Retype exactly the lines from the first one through the line with "1.4, 1.4, 1.2, 1.0, 0.8, 1.2, 1.0, 0.6]", including both ends; skip any pictures.

======

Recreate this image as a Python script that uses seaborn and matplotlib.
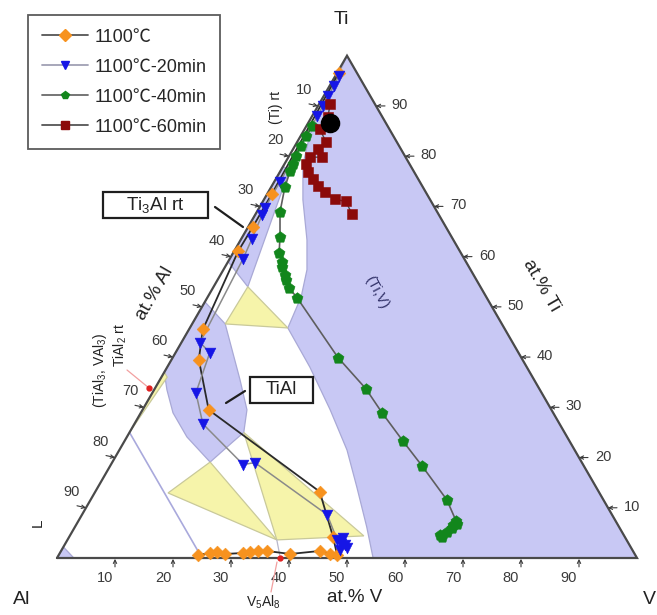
import numpy as np
import pandas as pd
import matplotlib
matplotlib.use("Agg")
import matplotlib.pyplot as plt
import seaborn as sns
from matplotlib.patches import Rectangle
from matplotlib.lines import Line2D

# ---------------------------------------------------------------
# Ti-Al-V isothermal section: diffusion paths measured at 1100 C
# every composition is (at.% V, at.% Ti); Al is the balance
# ---------------------------------------------------------------
series_labels = ["1100℃", "1100℃-20min", "1100℃-40min", "1100℃-60min"]

path0_v = [0.3, 0.8, 0.8, 0.7, 2.4, 4.7, 11.4, 38.7, 45.5, 48.0, 46.7, 44.6, 39.8,
           35.5, 34.0, 32.7, 31.6, 28.6, 27.0, 25.9, 24.0]
path0_ti = [96.5, 72.5, 65.9, 61.1, 45.5, 39.5, 29.5, 13.2, 4.2, 0.6, 0.8, 1.4, 0.8,
            1.4, 1.4, 1.2, 1.0, 0.8, 1.2, 1.0, 0.6]

path20_v = [0.6, 0.7, 0.8, 0.8, 0.9, 1.0, 1.0, 1.2, 1.85, 2.3, 3.2, 5.9, 7.5, 11.8,
            22.8, 24.6, 42.3, 46.5, 47.3, 48.4, 49.0, 48.0, 47.6]
path20_ti = [96.0, 94.0, 92.0, 90.0, 88.0, 74.9, 69.7, 68.3, 63.5, 59.5, 42.9, 40.9,
             32.9, 26.7, 18.6, 19.0, 8.6, 3.6, 4.0, 2.6, 2.0, 1.6, 2.8]

path40_v = [1.0, 1.0, 1.0, 1.2, 1.4, 1.7, 2.35, 4.0, 6.5, 7.9, 9.3, 9.8, 11.1, 11.8,
            13.1, 15.5, 28.5, 36.4, 41.6, 48.1, 53.7, 61.4, 65.1, 65.1, 64.6, 64.3,
            63.8, 64.9, 65.5]
path40_ti = [86.0, 84.0, 82.0, 80.0, 78.5, 77.0, 73.9, 68.9, 63.9, 60.8, 59.0, 58.0,
             56.4, 55.4, 53.8, 51.8, 39.9, 33.7, 28.9, 23.2, 18.4, 11.6, 7.4, 6.0,
             5.2, 4.2, 4.6, 6.6, 6.8]

path60_v = [1.9, 2.8, 2.6, 5.0, 4.3, 5.8, 3.7, 3.7, 4.9, 6.4, 8.0, 9.75, 12.2, 14.3, 16.6]
path60_ti = [90.4, 87.8, 85.4, 82.8, 81.4, 79.8, 79.8, 78.4, 76.8, 75.4, 74.0, 72.9,
             71.4, 71.0, 68.5]

# initial alloy composition
start_v = [3.75]
start_ti = [86.7]

# single-phase fields
beta_v = [0, 0.5, 1.0, 1.45, 3.25, 6.75, 11.45, 14.4, 16.1, 16.9, 24.6, 32.35,
          39.25, 44.65, 50.3, 54.5, 100]
beta_ti = [100, 95.5, 90, 84.3, 78.3, 71.3, 63.3, 57.4, 52.0, 45.8, 38.0, 29.5,
           21.5, 14.1, 6.2, 0, 0]
ti3al_v = [0, 1.5, 5.9, 0]
ti3al_ti = [78, 77, 54, 59]
tial_v = [0, 5.7, 13.8, 18.0, 19.7, 18.75, 16.85, 10.35, 5.55, 2.2, 0]
tial_ti = [51, 46.6, 35.5, 29.5, 25.0, 23.1, 19.1, 24.1, 28.9, 33.5, 37]
liq_v = [0, 2.9, 0]
liq_ti = [0, 0, 2.2]

# three-phase triangles
tri1_v = [5.9, 5.7, 16.9]
tri1_ti = [54, 46.6, 45.8]
tri2_v = [12.67, 16.85, 36.1]
tri2_ti = [12.95, 19.1, 3.6]
tri3_v = [19.7, 36.1, 50.7]
tri3_ti = [25.0, 3.6, 4.4]
tri4_v = [0, 0, 1.0]
tri4_ti = [25, 37, 36]

# (TiAl3, VAl3) line compound and the V5Al8 tie line
al3_v = [0, 25]
al3_ti = [25, 0]
v5al8_v = [36.1, 38.5]
v5al8_ti = [3.6, 0]
v5al8_point = 38.5

tick_values = [10, 20, 30, 40, 50, 60, 70, 80, 90]


def tern(v, ti):
    v = np.asarray(v, float)
    ti = np.asarray(ti, float)
    return v + ti / 2.0, ti * np.sqrt(3) / 2.0


W, H = 657, 615
S = 5.8              # pixels per at.%
X0, Y0 = 57, 558     # Al corner in pixels


def P(x, y):
    """figure position in pixels -> axes fraction"""
    return x / W, 1 - y / H


sns.set_theme(style="white")
plt.rcParams['font.family'] = ['Liberation Sans', 'Noto Sans CJK SC', 'DejaVu Sans']
plt.rcParams['mathtext.fontset'] = 'custom'
plt.rcParams['mathtext.rm'] = 'Liberation Sans'
plt.rcParams['mathtext.it'] = 'Liberation Sans:italic'

fig = plt.figure(figsize=(W / 100, H / 100), dpi=100)
ax = fig.add_axes([0, 0, 1, 1])

LAV = '#c8c8f4'
LAV_EDGE = '#a9a9d6'
YEL = '#f6f4aa'
YEL_EDGE = '#c9c99a'

for v, t in [(beta_v, beta_ti), (ti3al_v, ti3al_ti), (tial_v, tial_ti), (liq_v, liq_ti)]:
    x, y = tern(v, t)
    ax.fill(x, y, facecolor=LAV, edgecolor=LAV_EDGE, lw=0.9, zorder=1)
for v, t in [(tri1_v, tri1_ti), (tri2_v, tri2_ti), (tri3_v, tri3_ti), (tri4_v, tri4_ti)]:
    x, y = tern(v, t)
    ax.fill(x, y, facecolor=YEL, edgecolor=YEL_EDGE, lw=0.9, zorder=1.5)

x, y = tern(al3_v, al3_ti)
ax.plot(x, y, color='#a9a9dc', lw=1.2, zorder=2)
x, y = tern(v5al8_v, v5al8_ti)
ax.plot(x, y, color='#b8b8cc', lw=0.9, zorder=2)

# triangle frame
x, y = tern([0, 100, 0, 0], [0, 0, 100, 0])
ax.plot(x, y, color='#4a4a4a', lw=1.6, zorder=3, solid_joinstyle='miter')

# diffusion paths
styles = [
    (path0_v, path0_ti, '#2a2a2a', 1.3, 'D', '#f7921e', 42),
    (path20_v, path20_ti, '#8a8a8a', 1.1, 'v', '#1616e6', 60),
    (path40_v, path40_ti, '#5e5e5e', 1.2, 'p', '#12861c', 70),
    (path60_v, path60_ti, '#4a4a4a', 1.0, 's', '#8b0a0a', 62),
]
for v, t, lc, lw, mk, mc, ms in styles:
    x, y = tern(v, t)
    df = pd.DataFrame({'x': x, 'y': y})
    sns.lineplot(data=df, x='x', y='y', sort=False, estimator=None, color=lc,
                 lw=lw, ax=ax, zorder=4)
    sns.scatterplot(data=df, x='x', y='y', marker=mk, color=mc, s=ms,
                    edgecolor=mc, linewidth=0.4, ax=ax, zorder=5, legend=False)

x, y = tern(start_v, start_ti)
sns.scatterplot(x=x, y=y, marker='o', color='black', s=170, edgecolor='black',
                ax=ax, zorder=6, legend=False)

ax.set_xlim(-X0 / S, (W - X0) / S)
ax.set_ylim(-(H - Y0) / S, Y0 / S)
ax.axis('off')

# axis ticks and tick labels
TC = '#3a3a3a'
arrow = dict(arrowstyle='->', color=TC, lw=0.8, shrinkA=0, shrinkB=0, mutation_scale=6)
for val in tick_values:
    # bottom: at.% V
    p = tern(val, 0)
    ax.annotate('', xy=(p[0], p[1] - 0.15), xytext=(0, -8), textcoords='offset pixels',
                arrowprops=arrow, zorder=3)
    ax.annotate(str(val), xy=p, xytext=(-10, -20), textcoords='offset pixels',
                ha='center', va='center', fontsize=10.5, color=TC)
    # left: at.% Al
    p = tern(0, 100 - val)
    ax.annotate('', xy=p, xytext=(-9, 2), textcoords='offset pixels',
                arrowprops=arrow, zorder=3)
    ax.annotate(str(val), xy=p, xytext=(-14, 16), textcoords='offset pixels',
                ha='center', va='center', fontsize=10.5, color=TC)
    # right: at.% Ti
    p = tern(100 - val, val)
    ax.annotate('', xy=p, xytext=(9, 0), textcoords='offset pixels',
                arrowprops=arrow, zorder=3)
    ax.annotate(str(val), xy=p, xytext=(24, 1), textcoords='offset pixels',
                ha='center', va='center', fontsize=10.5, color=TC)

# corner and axis titles
ax.text(*P(341, 20), 'Ti', transform=ax.transAxes, ha='center', va='center', fontsize=14, color='#222')
ax.text(*P(22, 600), 'Al', transform=ax.transAxes, ha='center', va='center', fontsize=14, color='#222')
ax.text(*P(649, 599), 'V', transform=ax.transAxes, ha='center', va='center', fontsize=14, color='#222')
ax.text(*P(355, 598), 'at.% V', transform=ax.transAxes, ha='center', va='center', fontsize=13.5, color='#222')
ax.text(*P(155, 293), 'at.% Al', transform=ax.transAxes, ha='center', va='center', fontsize=13.5,
        color='#222', rotation=60)
ax.text(*P(541, 285), 'at.% Ti', transform=ax.transAxes, ha='center', va='center', fontsize=13.5,
        color='#222', rotation=-60)

# phase labels
ax.text(*P(276, 108), '(Ti) rt', transform=ax.transAxes, ha='center', va='center', fontsize=10,
        rotation=90, color='#222')
ax.text(*P(377, 292), '(Ti,V)', transform=ax.transAxes, ha='center', va='center', fontsize=10.5,
        rotation=-62, color='#33336a')
ax.text(*P(100, 370), r'(TiAl$_\mathregular{3}$, VAl$_\mathregular{3}$)', transform=ax.transAxes,
        ha='center', va='center', fontsize=10, rotation=90, color='#222')
ax.text(*P(120, 345), r'TiAl$_\mathregular{2}$ rt', transform=ax.transAxes,
        ha='center', va='center', fontsize=10, rotation=90, color='#222')
ax.text(*P(38, 523), 'L', transform=ax.transAxes, ha='center', va='center', fontsize=11,
        rotation=90, color='#222')
ax.text(*P(263, 602), r'V$_\mathregular{5}$Al$_\mathregular{8}$', transform=ax.transAxes,
        ha='center', va='center', fontsize=10, color='#222')

# TiAl2 / V5Al8 markers with pointer lines
ax.plot(*zip(P(127, 370), P(149, 388)), transform=ax.transAxes, color='#f2a0a0', lw=0.9, zorder=3)
ax.plot(*P(149, 388), 'o', ms=3.5, color='#e02020', transform=ax.transAxes, zorder=6)
px, py = tern(v5al8_point, 0)
ax.plot(px, py, 'o', ms=3.5, color='#e02020', zorder=6)
ax.plot(*zip(P(271, 592), P(277, 562)), transform=ax.transAxes, color='#f2a0a0', lw=0.9, zorder=3)

# boxed labels with leader lines
for (x0, y0, x1, y1), txt in [((103, 192, 208, 218), r'Ti$_\mathregular{3}$Al rt'),
                              ((250, 377, 313, 403), 'TiAl')]:
    bx, by = P(x0, y1)
    ax.add_patch(Rectangle((bx, by), (x1 - x0) / W, (y1 - y0) / H, transform=ax.transAxes,
                           facecolor='white', edgecolor='#1e1e1e', lw=1.6, zorder=7))
    ax.text(*P((x0 + x1) / 2, (y0 + y1) / 2), txt, transform=ax.transAxes, ha='center',
            va='center', fontsize=13.5, color='#222', zorder=8)
ax.plot(*zip(P(215, 207), P(243, 227)), transform=ax.transAxes, color='#1e1e1e', lw=1.6, zorder=7)
ax.plot(*zip(P(245, 391), P(226, 403)), transform=ax.transAxes, color='#1e1e1e', lw=1.6, zorder=7)

# legend
leg_lines = ['#555555', '#a0a0b4', '#6a6a6a', '#555555']
handles = []
for (v, t, lc, lw, mk, mc, ms), llc in zip(styles, leg_lines):
    handles.append(Line2D([], [], color=llc, lw=1.3, marker=mk, mfc=mc, mec=mc, ms=6))
leg = ax.legend(handles, series_labels, loc='upper left', bbox_to_anchor=P(28, 15),
                bbox_transform=ax.transAxes, fontsize=13, frameon=True, fancybox=False,
                handlelength=2.6, handletextpad=0.35, labelspacing=0.72, borderpad=0.75,
                borderaxespad=0)
leg.get_frame().set_edgecolor('#333333')
leg.get_frame().set_linewidth(1.3)
leg.set_zorder(10)

fig.savefig('out.png', dpi=100)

======

# REPLY TO THE TASK
Recreate this image as a Python script that uses seaborn and matplotlib.
import numpy as np
import pandas as pd
import matplotlib
matplotlib.use("Agg")
import matplotlib.pyplot as plt
import seaborn as sns
from matplotlib.patches import Rectangle
from matplotlib.lines import Line2D

# ---------------------------------------------------------------
# Ti-Al-V isothermal section: diffusion paths measured at 1100 C
# every composition is (at.% V, at.% Ti); Al is the balance
# ---------------------------------------------------------------
series_labels = ["1100℃", "1100℃-20min", "1100℃-40min", "1100℃-60min"]

path0_v = [0.3, 0.8, 0.8, 0.7, 2.4, 4.7, 11.4, 38.7, 45.5, 48.0, 46.7, 44.6, 39.8,
           35.5, 34.0, 32.7, 31.6, 28.6, 27.0, 25.9, 24.0]
path0_ti = [96.5, 72.5, 65.9, 61.1, 45.5, 39.5, 29.5, 13.2, 4.2, 0.6, 0.8, 1.4, 0.8,
            1.4, 1.4, 1.2, 1.0, 0.8, 1.2, 1.0, 0.6]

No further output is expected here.